Your cabinet shop layout should be completely different from a general woodworking shop layout.

When building cabinets, the processes and machines that you use should keep production moving through the shop until the end product is complete and ready to ship. There are several ways to keep the flow moving without production bottlenecks.

Keep in mind that every cut, drilled hole and banded edge is part of the process of getting to the finished product. Every step has to be planned out to be the fastest to the end result.

Looking at each step, figure out how much you can do in a normal workday. Pick out your slowest step and change it to be faster. Then find your next slowest step and so on. If there isn't an affordable faster way then install a double station. Whatever it takes to be profitable.

By following this procedure you'll be able to figure out how many cabinets you can build in a workday, how many man hours it should take, how much to charge for your work, your projected income and much more.

The cabinet shop layout and the building process should go from the Cutting Area to Sub-assembly to Finishing to Final Assembly to Inspection/Shipping with few variations.

The Cutting Area...

should be located where the materials come into the shop. The materials such as plywood and face frame lumber should be stored out of the way as close to the cutting area as possible or cut as soon as it comes into the shop. You can cut parts on a per job basis or precut and store in the sub-assembly area.

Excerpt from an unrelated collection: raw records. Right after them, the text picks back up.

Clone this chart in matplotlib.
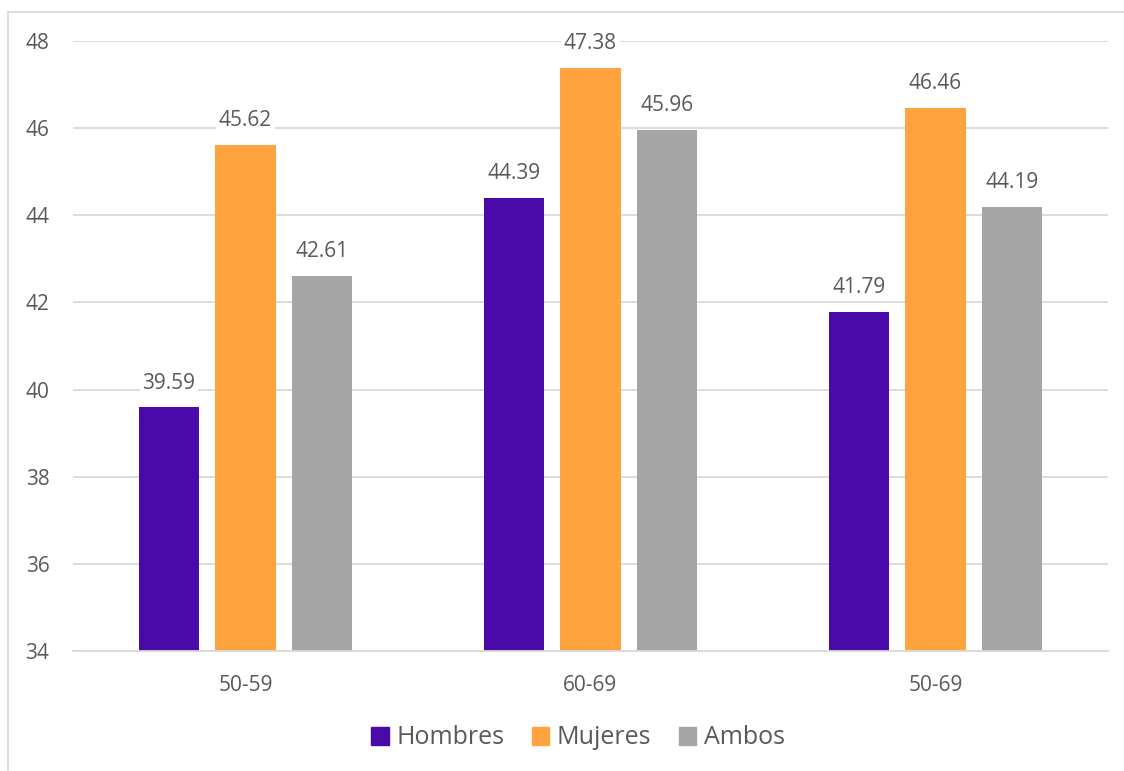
import matplotlib.pyplot as plt
import numpy as np
from matplotlib.lines import Line2D

# Age groups and mean values per sex
groups = ['50-59', '60-69', '50-69']
series_names = ['Hombres', 'Mujeres', 'Ambos']
hombres = [39.59, 44.39, 41.79]
mujeres = [45.62, 47.38, 46.46]
ambos = [42.61, 45.96, 44.19]
y_ticks = [34, 36, 38, 40, 42, 44, 46, 48]

colors = ['#4A0AAA', '#FFA33F', '#A5A5A5']
text_color = '#595959'
grid_color = '#D9D9D9'

plt.rcParams['font.family'] = ['Open Sans', 'DejaVu Sans']

fig = plt.figure(figsize=(11.24, 7.71), dpi=100)
ax = fig.add_axes([73 / 1124, 1 - 651 / 771, (1108 - 73) / 1124, (651 - 41) / 771])

x = np.arange(len(groups))
width = 0.174
step = 0.222
for i, (name, vals) in enumerate(zip(series_names, [hombres, mujeres, ambos])):
    pos = x + (i - 1) * step
    ax.bar(pos, np.array(vals) - 34, bottom=34, width=width, color=colors[i],
           label=name, zorder=2)
    for xp, v in zip(pos, vals):
        ax.text(xp, v + 0.56, f'{v:.2f}', ha='center', va='center',
                fontsize=15, color=text_color, zorder=3,
                bbox=dict(facecolor='white', edgecolor='none', pad=2))

ax.set_xlim(-0.5, 2.5)
ax.set_ylim(34, 48)
ax.set_yticks(y_ticks)
ax.set_yticklabels([str(t) for t in y_ticks], fontsize=15, color=text_color)
ax.set_xticks(x)
ax.set_xticklabels(groups, fontsize=15, color=text_color)
ax.tick_params(length=0)
ax.tick_params(axis='y', pad=17)
ax.tick_params(axis='x', pad=17)
ax.grid(axis='y', color=grid_color, linewidth=1.3, zorder=0)
for side in ['top', 'right', 'left']:
    ax.spines[side].set_visible(False)
ax.spines['bottom'].set_color(grid_color)
ax.spines['bottom'].set_linewidth(1.3)

# Legend across the bottom
handles = [plt.Rectangle((0, 0), 1, 1, color=c) for c in colors]
fig.legend(handles, series_names, loc='center', bbox_to_anchor=(578 / 1124, 1 - 738 / 771),
           ncol=3, frameon=False, fontsize=18, labelcolor=text_color,
           handlelength=0.7, handleheight=0.7, handletextpad=0.3, columnspacing=1.1)

# Chart area border (left and top edges)
fig.add_artist(Line2D([8 / 1124, 8 / 1124], [0, 1 - 12 / 771], transform=fig.transFigure,
                      color=grid_color, linewidth=1.3))
fig.add_artist(Line2D([8 / 1124, 1], [1 - 12 / 771, 1 - 12 / 771], transform=fig.transFigure,
                      color=grid_color, linewidth=1.3))

fig.savefig('out.png', dpi=100, facecolor='white')
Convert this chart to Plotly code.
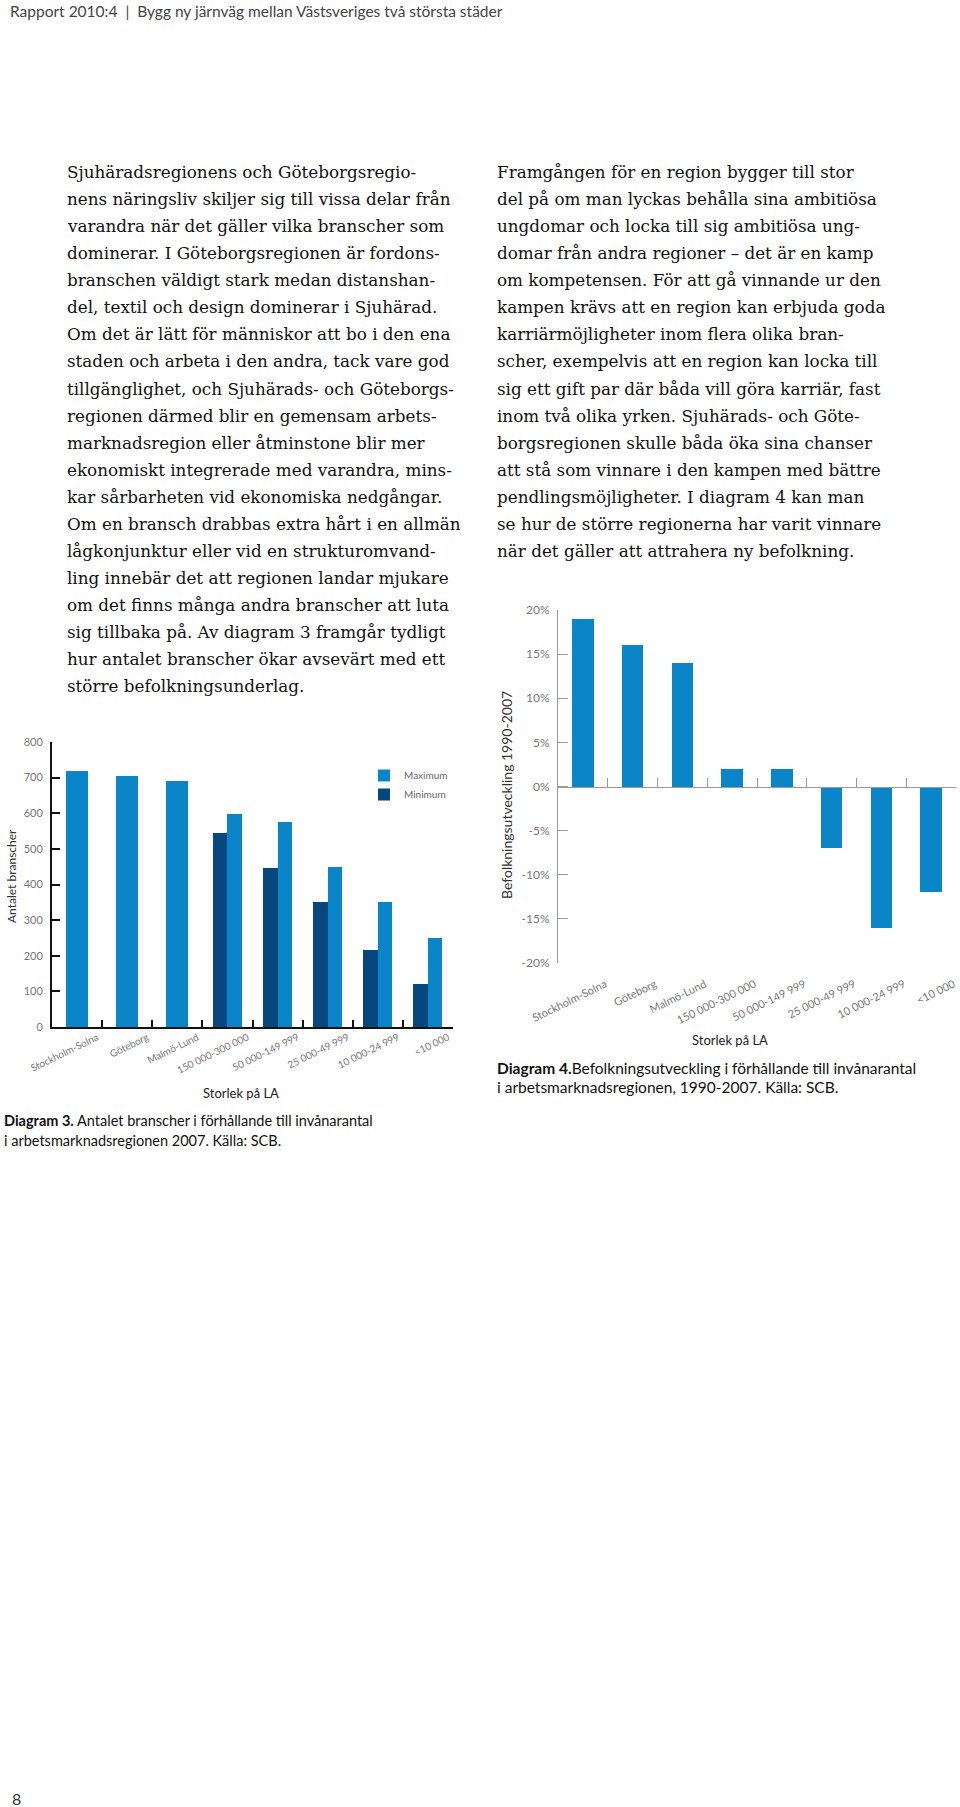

The machinery used in each area should be dedicated to that area so there is little to no changeover of tools and blades. For example, the table saw in the cutting area should not be used for cutting parts in the sub-assembly area. Buy two saws!

Sub Assembly...

This is where the parts go to be sanded, drilled, edgebanded and any finish prep before going on to the finishing area. Some parts, after leaving the sub-assembly area will go directly to assembly while others are prefinished before assembly. This is the process you have to set up according to the way you want to build cabinets.

Each area should be specialized workstations like drawer assembly, door parts assembly, panel drilling, edgebanding and trimming, finish sanding, etc.

Finishing Area...

should be in a separate area, closed off from the dusty shop area and should include a cleaning area, spraying area, paint storage and a storage area large enough to store finished parts until ready to go to final assembly.

Final Assembly Area...

This area of the cabinet shop layout should store all of the necessary hardware and accessories at easy reach from where the cabinets are being assembled. There should also be enough room for storage for parts waiting to be assembled.


Some cabinet shops move cabinets from the final assembly area directly onto the delivery truck. Although this is ideal for a single cabinet order, most of the time there will be more than one order, and customers not ready to accept the order. Providing for room for protected storage is essential.

A cabinet shop layout can be set up in a 2000-5000 sq/ft building or slightly less. You'll find that most industrial parks have buildings in this size range.